When asking if a historian means what he wrote to be taken literally, he's likely to say yes: and if somebody points out a metaphor, he'd regard that as mere snarkiness and nit-picking, part of an attempt to not understand what he wrote. It happens. You don't have to be on drugs to use metaphors. (Sometimes it may help.)
There are poetic passages in the Bible that make obvious use of metaphor and allusion. To wedge those into a literalist reading would be silly, counter the obvious intent.
There are passages that aren't poetic, but are to be understood literally; this doesn't claim they're accurate, just that the write believe them to be accurate, or accuate enough. Some are historical. Some are prophetic. Some are what would strictly have to be called mythic. Now, it's trite for everybody to believe that their ancestors (spiritual or genetic) weren't stupid, that they didn't believe in sky gods and their pecadilloes. I heard one Native American insist that nobody actually ever took any of their myths for truth--only ever as metaphor. Seems farfetched, that, and self-serving.
There are passages in which the obvious referent probably isn't the real referent: To some extent religion has to extend the meanings of words since, well, they talk about things that nobody in the listening audience has actually seen (some cognitive linguists would call this metaphor, but that's their schtick: most historical linguists would simply call it "extension", making use of an existing word to name a new thing). There are other places where the context and reasonable rules of interpretation (the kind that serve us in daily use) alleviate some of the weirdness derived from decontextualized scripture citation.

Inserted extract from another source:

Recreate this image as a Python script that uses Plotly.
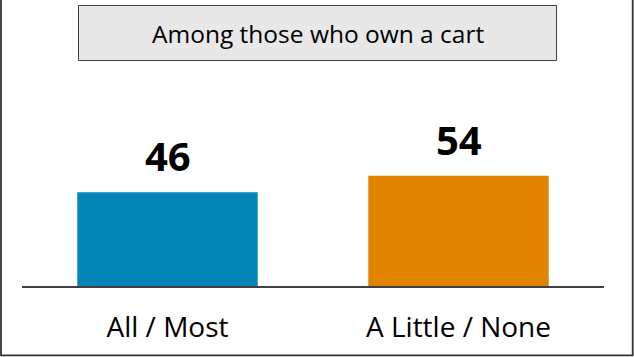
import plotly.graph_objects as go

categories = ["All / Most", "A Little / None"]
values = [46, 54]
bar_colors = ["#0385B7", "#E08300"]
title_text = "Among those who own a cart"

W, H = 634, 357
L, R, T, B = 22, 30, 82, 71
pw, ph = W - L - R, H - T - B

def px_x(p):
    return (p - L) / pw

def px_y(p):
    return (H - B - p) / ph

fig = go.Figure()
fig.add_trace(go.Bar(
    x=categories, y=values,
    marker=dict(color=bar_colors, line=dict(width=0)),
    hoverinfo="skip",
))

for c, v in zip(categories, values):
    fig.add_annotation(
        x=c, y=v, xref="x", yref="y", text=f"<b>{v}</b>",
        showarrow=False, yanchor="bottom", yshift=7,
        font=dict(family="Open Sans", size=40, color="#000000"),
    )

# title box
fig.add_shape(type="rect", xref="paper", yref="paper",
              x0=px_x(78.5), x1=px_x(556.5), y0=px_y(60.5), y1=px_y(5.5),
              fillcolor="#E8E8E8", line=dict(color="#404040", width=1), layer="below")
fig.add_annotation(x=px_x(317.5), y=px_y(34), xref="paper", yref="paper",
                   text=title_text, showarrow=False, xanchor="center", yanchor="middle",
                   font=dict(family="Open Sans", size=24.5, color="#000000"))

# outer border
fig.add_shape(type="rect", xref="paper", yref="paper",
              x0=px_x(1), x1=px_x(632.7), y0=px_y(355.3), y1=px_y(-5),
              fillcolor="rgba(0,0,0,0)", line=dict(color="#333333", width=1.8))

fig.update_layout(
    width=W, height=H,
    margin=dict(l=L, r=R, t=T, b=B, pad=0, autoexpand=False),
    paper_bgcolor="#FFFFFF", plot_bgcolor="#FFFFFF",
    bargap=0.38, showlegend=False,
    font=dict(family="Open Sans", color="#000000"),
    xaxis=dict(showline=True, linecolor="#404040", linewidth=1.5, ticks="",
               tickfont=dict(family="Open Sans", size=28, color="#000000"),
               ticklabelstandoff=16, automargin=False,
               showgrid=False, zeroline=False, fixedrange=True),
    yaxis=dict(range=[0, 100], visible=False, showgrid=False, zeroline=False,
               automargin=False, fixedrange=True),
)

fig.write_html(
    "out.html",
    config={"displayModeBar": False},
    post_script="document.body.style.margin='0';document.body.style.padding='0';document.body.style.overflow='hidden';",
)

Then there are passages where you have to wonder: It's not clear, and denominations and exegetes have to take a stand--it might be ambiguous, but is it? Is it literal? Or is it metaphorical? Even "literalists" will sometimes disagree on what's ambiguous, and how to resolve the ambiguity.
The extreme converse of "literalism" (i.e., "original intent") is to adopt a highly metaphorical reading. The writer didn't intend, by talking about the Exodus, to say the Israelites came out of Egypt; no, he's talking about centuries-long ethnogenesis in which NW Semitic tribes, when faced with Egyptian influence and conflict with nearby tribes (Semitic and otherwise), are said to have coalesced into a single ethnicity that only existed post-Babylonian-exile. He was myth building. This shows that religious anthropologists only in the late 20th century reached the kind of intellectual sophistication and understanding that was tacitly accepted by the 7th century editors (or previous writers even older, if the editors merely trivially updated older documents). Now, they don't mean to do that, but I think that's what the few people taking such an extreme view are left with.
In between are hybrids. The writer meant it literally, but we interpret it metaphorically--whatever it is. Or he overstated, on his own authority, how something's to be applied, or stated his reasons and not the "right" reasons. Many variants on it. Some are closer to literal than others.